Nor will the new information technology substitute for journalism. We’re all digital now, McChesney said, noting that his computer never goes off.  “But I don’t think just giving people access to communications technology solves problems. If I work in a coal mine all day, go home, cook dinner, do the laundry, read the kids a bedtime story, clean the house and then sit down to blog on the global economy at 11:15 at night, it’s probably going to suck.

“How the heck am I going to know anything about the global economy? Now, if there are a lot of journalists covering it from different news media that I can read, maybe I could comment on it. But I can’t do the original work at 11:15 after all that day. I need someone else. I can improvise, but someone else has got to play the melody.”

What’s at stake in this crisis are fundamental American rights. McChesney said freedom of the press and freedom of speech are often conflated, and should not be. It’s freedom of the press that generates the information people need to govern their lives.

“It’s not just the right to say whatever you want. It’s the right to be a society where you’re exposed to the breadth of information you need to understand the world and govern your life.
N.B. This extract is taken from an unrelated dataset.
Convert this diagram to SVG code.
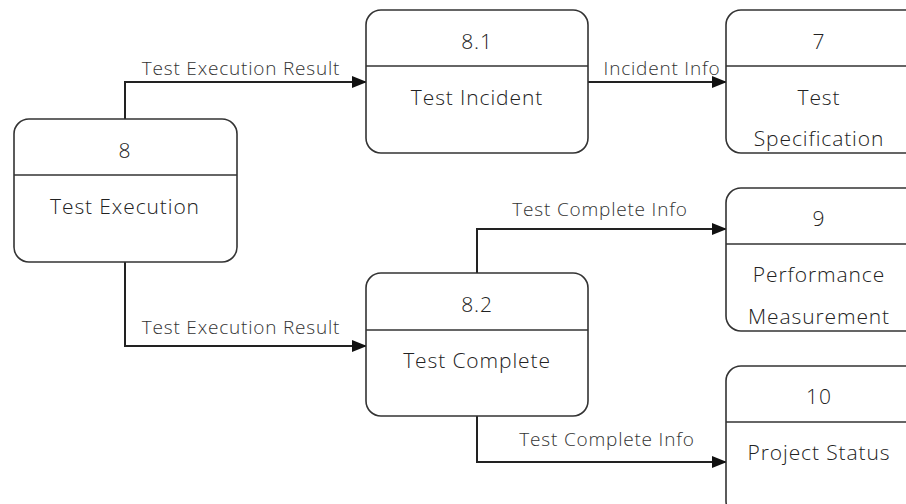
<svg xmlns="http://www.w3.org/2000/svg" width="906" height="504" viewBox="0 0 906 504">
<style>
.box{fill:#fff;stroke:#333;stroke-width:1.6}
.div{stroke:#333;stroke-width:1.6}
.t{font-family:"Open Sans","Noto Sans",sans-serif;font-size:21px;font-weight:300;letter-spacing:0.9px;fill:#222;text-anchor:middle}
.lbl{font-family:"Open Sans","Noto Sans",sans-serif;font-size:19px;font-weight:300;letter-spacing:0.8px;fill:#333;text-anchor:middle}
.c{fill:none;stroke:#222;stroke-width:2;marker-end:url(#a)}
</style>
<defs>
<marker id="a" markerWidth="16" markerHeight="12" refX="14" refY="6" orient="auto" markerUnits="userSpaceOnUse">
<path d="M0,0 L15,6 L0,12 Z" fill="#111"/>
</marker>
</defs>
<g id="connectors">
<path class="c" d="M125,119 V82 H366"/>
<path class="c" d="M588,82 H726"/>
<path class="c" d="M125,262 V346 H366"/>
<path class="c" d="M477,273 V229 H726"/>
<path class="c" d="M477,416 V462 H726"/>
<text class="lbl" x="241" y="75">Test Execution Result</text>
<text class="lbl" x="662" y="75">Incident Info</text>
<text class="lbl" x="241" y="334">Test Execution Result</text>
<text class="lbl" x="600" y="216">Test Complete Info</text>
<text class="lbl" x="607" y="446">Test Complete Info</text>
</g>
<g id="n8">
<rect class="box" x="14" y="119" width="223" height="143" rx="15"/>
<line class="div" x1="14" y1="175" x2="237" y2="175"/>
<text class="t" x="125" y="158">8</text>
<text class="t" x="125" y="214">Test Execution</text>
</g>
<g id="n81">
<rect class="box" x="366" y="10" width="222" height="143" rx="15"/>
<line class="div" x1="366" y1="66" x2="588" y2="66"/>
<text class="t" x="477" y="49">8.1</text>
<text class="t" x="477" y="105">Test Incident</text>
</g>
<g id="n82">
<rect class="box" x="366" y="273" width="222" height="143" rx="15"/>
<line class="div" x1="366" y1="330" x2="588" y2="330"/>
<text class="t" x="477" y="312">8.2</text>
<text class="t" x="477" y="368">Test Complete</text>
</g>
<g id="n7">
<rect class="box" x="726" y="10" width="200" height="143" rx="15"/>
<line class="div" x1="726" y1="66" x2="906" y2="66"/>
<text class="t" x="819" y="49">7</text>
<text class="t" x="819" y="105">Test</text>
<text class="t" x="819" y="146">Specification</text>
</g>
<g id="n9">
<rect class="box" x="726" y="188" width="200" height="143" rx="15"/>
<line class="div" x1="726" y1="244" x2="906" y2="244"/>
<text class="t" x="819" y="226">9</text>
<text class="t" x="819" y="282">Performance</text>
<text class="t" x="819" y="324">Measurement</text>
</g>
<g id="n10">
<rect class="box" x="726" y="366" width="200" height="150" rx="15"/>
<line class="div" x1="726" y1="422" x2="906" y2="422"/>
<text class="t" x="819" y="404">10</text>
<text class="t" x="819" y="460">Project Status</text>
</g>
</svg>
“They’re related. You can’t have freedom of the press without freedom of speech. But you can have freedom of speech without freedom of the press. You can have a society where we’re all running around screaming our opinions, but we might not know what we’re talking about. Freedom of the press is to make it so we have some idea what we’re talking about when we’re screaming our opinions. So it’s mandatory for a free society.”

McChesney, who was a guest of the Journalism Department, hosts the “Media Matters” radio program Sunday afternoons on WILL-AM. He is the Gutgsell Endowed Professor in the Department of Communication at the U of I and he has written or edited 16 books. McChesney is also the co-founder of Free Press, a media reform organization.